Thursday, October 30, 2014

ISIS and Vietnam - NYTimes.com. Oh no, not this analogy again

ISIS and Vietnam - NYTimes.com

Thomas Friedman has drug out the the shopworn American military comparison.  Anything, anywhere, at anytime, we're doing overseas, recalls Vietnam.

No.  It doesn't.

It's really time for this shopworn argument to be put back on the shop, preferably in a used argument shop, behind the styles of the 1970s.  It's tired.  It's worn.  And its usually wrong.

It isn't the case that absolutely everything has a really useful Vietnam War analogy.  And it isn't even really the case that most arguments recalling the war are well grounded in historical sense anyhow.

Friedman's basic argument is that we didn't understand the nature of the conflict on the ground.

It’s a long, complicated story, I know, but a big part of it was failing to understand that the core political drama of Vietnam was an indigenous nationalist struggle against colonial rule — not the embrace of global communism, the interpretation we imposed on it.
The North Vietnamese were both communists and nationalists — and still are. But the key reason we failed in Vietnam was that the communists managed to harness the Vietnamese nationalist narrative much more effectively than our South Vietnamese allies, who were too often seen as corrupt or illegitimate. The North Vietnamese managed to win (with the help of brutal coercion) more Vietnamese support not because most Vietnamese bought into Marx and
Lenin, but because Ho Chi Minh and his communist comrades were perceived to be the more authentic nationalists.
That's not completely inaccurate, but it's not completely accurate either.  The North Vietnamese population wasn't solidly communist until it was heavily suppressed following the French defeat in Indochina, after which quite a few North Vietnamese moved to South Vietnam.  Even at that, this is a good argument for the French effort in northern Indochina, but not such a good one for the US war in South Vietnam.  In the South, the war was much more complicated than that.
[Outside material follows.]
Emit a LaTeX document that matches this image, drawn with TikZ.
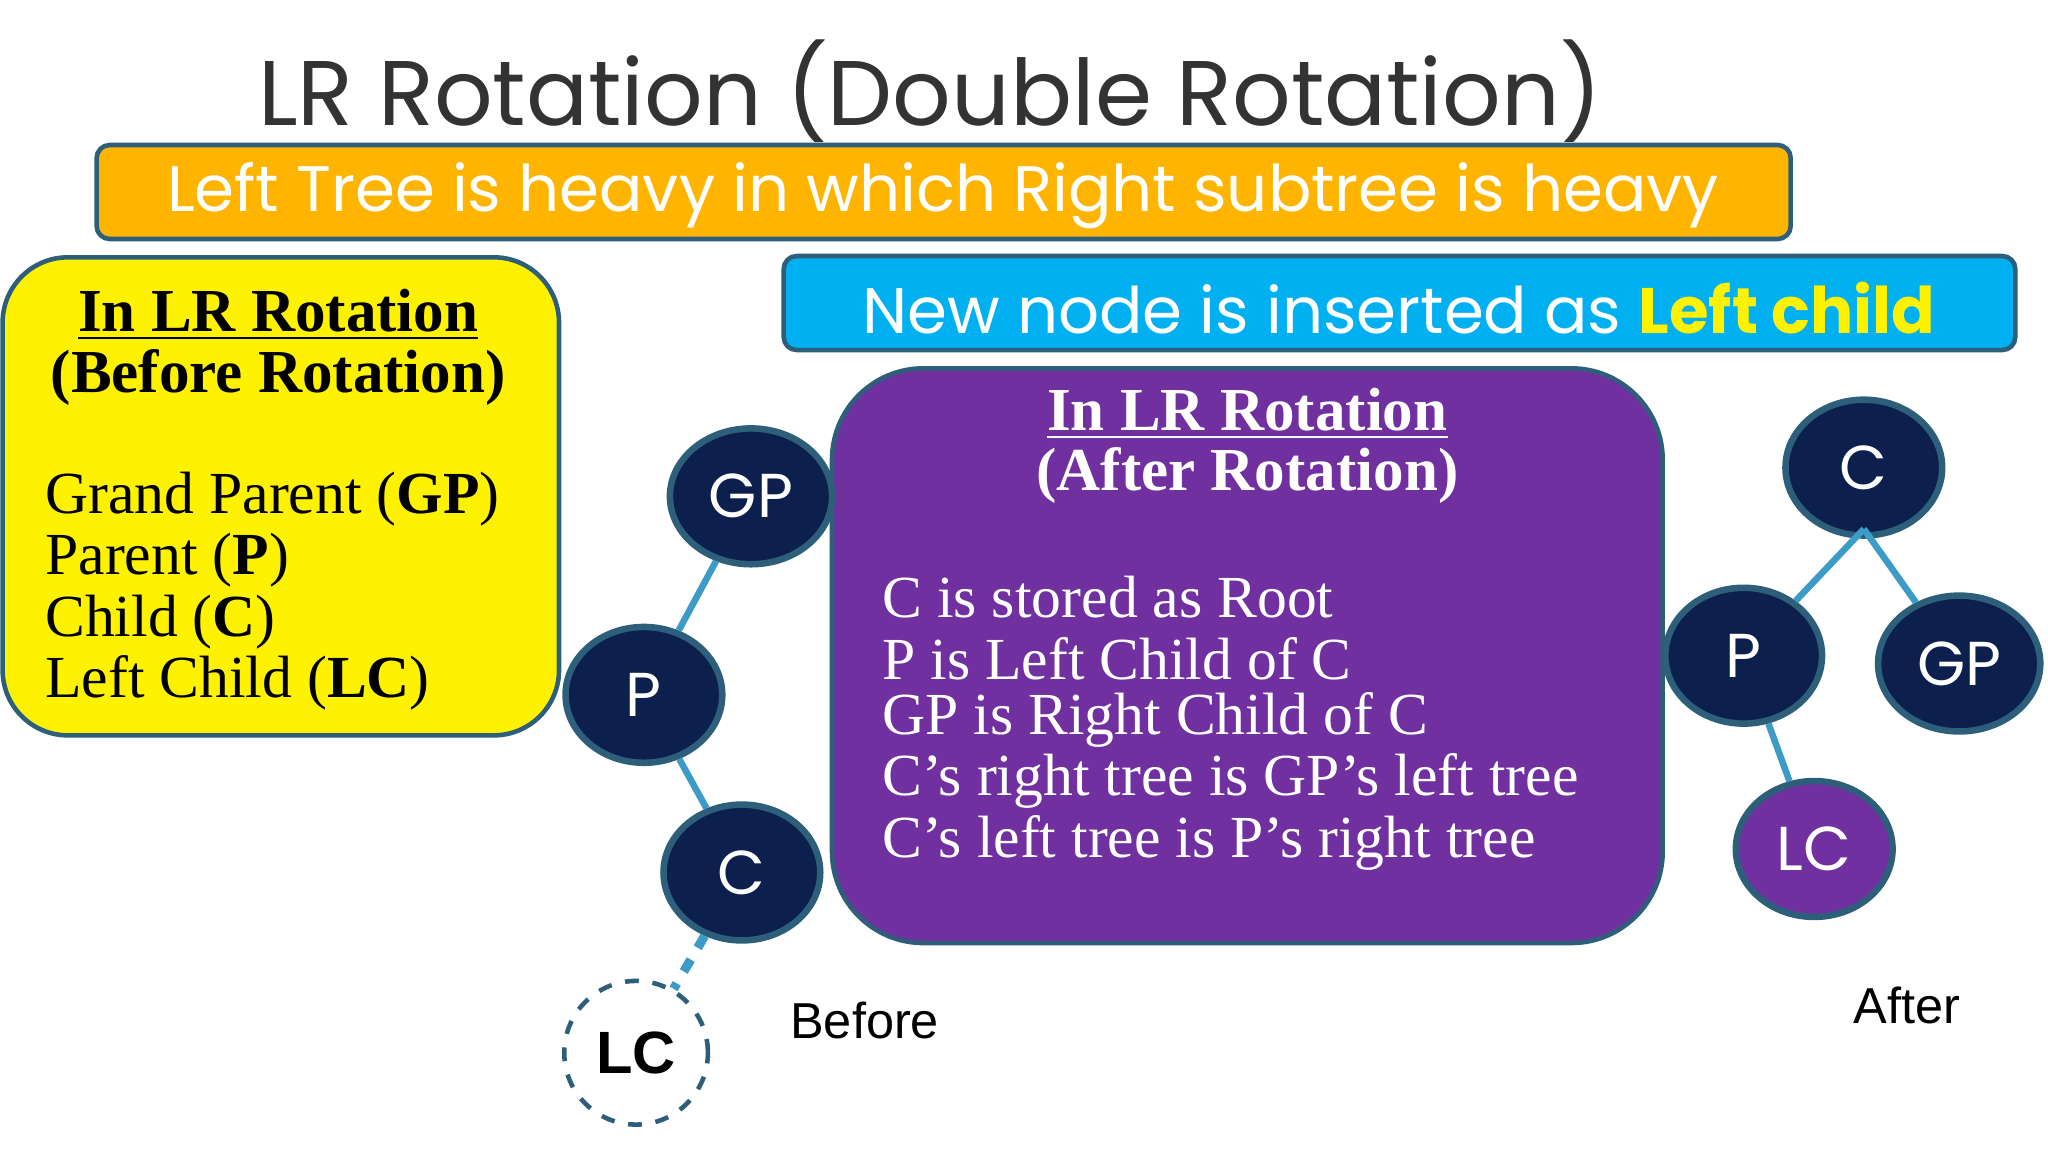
\documentclass[tikz,border=0pt]{standalone}
\usepackage{fontspec}
\setmainfont{Liberation Serif}
\setsansfont{Liberation Sans}
\newfontfamily\gothic{Poppins}
\usetikzlibrary{shapes.geometric}
\definecolor{navy}{HTML}{0C1F4D}
\definecolor{bord}{HTML}{2E5F7A}
\definecolor{edgeb}{HTML}{3C9BC7}
\definecolor{orng}{HTML}{FFB400}
\definecolor{cyanb}{HTML}{00B0F0}
\definecolor{purp}{HTML}{7030A0}
\tikzset{
 tnode/.style={ellipse,draw=bord,line width=0.5mm,fill=navy,text=white,minimum width=12mm,minimum height=10.4mm,font=\gothic\fontsize{13.5}{16}\selectfont},
 tedge/.style={draw=edgeb,line width=0.5mm},
 btxt/.style={font=\fontsize{13}{15}\selectfont,anchor=west,inner sep=0},
}
\begin{document}
\begin{tikzpicture}[x=0.1mm,y=-0.1mm]
\useasboundingbox[fill=white] (0,0) rectangle (1568,882);
\node (title) at (712,70) {\gothic\color[HTML]{333333}\fontsize{20}{24}\selectfont LR Rotation (Double Rotation)};
\draw[fill=orng,draw=bord,line width=0.35mm,rounded corners=1mm] (74,111) rectangle (1371,183);
\node[text=white] (t1) at (722,150) {\gothic\fontsize{14}{17}\selectfont Left Tree is heavy in which Right subtree is heavy};
\draw[fill=yellow,draw=bord,line width=0.35mm,rounded corners=5mm] (2,197) rectangle (428,563);
\node (y1) at (213,241) {\fontsize{13.3}{16}\selectfont\bfseries\underline{In LR Rotation}};
\node (y2) at (213,289) {\fontsize{13.3}{16}\selectfont\bfseries(Before Rotation)};
\node[btxt] (y3) at (34,382) {Grand Parent (\textbf{GP})};
\node[btxt] (y4) at (34,429) {Parent (\textbf{P})};
\node[btxt] (y5) at (34,476) {Child (\textbf{C})};
\node[btxt] (y6) at (34,523) {Left Child (\textbf{LC})};
\draw[fill=cyanb,draw=bord,line width=0.35mm,rounded corners=1mm] (600,196) rectangle (1543,268);
\node[text=white] (t2) at (1071,236) {\gothic\fontsize{14}{17}\selectfont New node is inserted as \textcolor{yellow}{\bfseries Left child}};
\draw[fill=purp,draw=bord,line width=0.35mm,rounded corners=7mm] (637,282) rectangle (1273,722);
\node[text=white] (p1) at (955,317) {\fontsize{13.3}{16}\selectfont\bfseries\underline{In LR Rotation}};
\node[text=white] (p2) at (955,364) {\fontsize{13.3}{16}\selectfont\bfseries(After Rotation)};
\node[btxt,text=white] at (675,457) {C is stored as Root};
\node[btxt,text=white] at (675,504) {P is Left Child of C};
\node[btxt,text=white] at (675,551) {GP is Right Child of C};
\node[btxt,text=white] at (675,598) {C’s right tree is GP’s left tree};
\node[btxt,text=white] at (675,645) {C’s left tree is P’s right tree};
% before tree
\node[tnode] (gp) at (575,380) {GP};
\node[tnode] (p) at (493,532) {P};
\node[tnode] (c) at (568,668) {C};
\node[circle,draw=bord,dashed,line width=0.35mm,minimum size=11mm,font=\sffamily\bfseries\fontsize{13}{16}\selectfont] (lc) at (487,806) {LC};
\draw[tedge] (gp) -- (p);
\draw[tedge] (p) -- (c);
\draw[tedge,dashed,line width=0.7mm] (c) -- (lc);
\node[font=\sffamily\fontsize{11}{13}\selectfont] (bf) at (662,781) {Before};
% after tree
\node[tnode] (c2) at (1427,358) {C};
\node[tnode] (p2n) at (1335,502) {P};
\node[tnode] (gp2) at (1500,508) {GP};
\node[tnode,fill=purp] (lc2) at (1389,650) {LC};
\coordinate (cb) at (1427,405);
\draw[tedge] (cb) -- (p2n);
\draw[tedge] (cb) -- (gp2);
\draw[tedge] (p2n) -- (lc2);
\node[font=\sffamily\fontsize{11}{13}\selectfont] (af) at (1460,770) {After};
\end{tikzpicture}
\end{document}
And its an example of a war having a military result, rather than a political one.  Pundits like to make the argument that Friedman makes here, but the truth of the matter is that the back was broken on the communist effort in South Vietnam by 1968.  The U.S. populace lost faith in the war due tot he desperate last gasp of the Tet Offensive, but militarily, the NVA and the VC had shot their bolt, and they didn't recover for years.  Following Test, the South Vietnamese army actually was able to take over the fight, although it still required air support.  In 1972 it beat back a North Vietnamese invasion, with U.S. air cover.  In 1975 it couldn't beat back a conventional armored invasion, as we refused it air support.

The real lesson there is that the American population is fickle and looses interest in a war that's not won quickly.  Our enemies, on the other hand, have patience.  The enemy we're fighting in Iraq and Syria right now has been, in some ways, waiting since the 5th Century for victory.  They figure that they can out wait us and we'll grow tired and go home.  In Vietnam we did. That's the real less of the Vietnam War.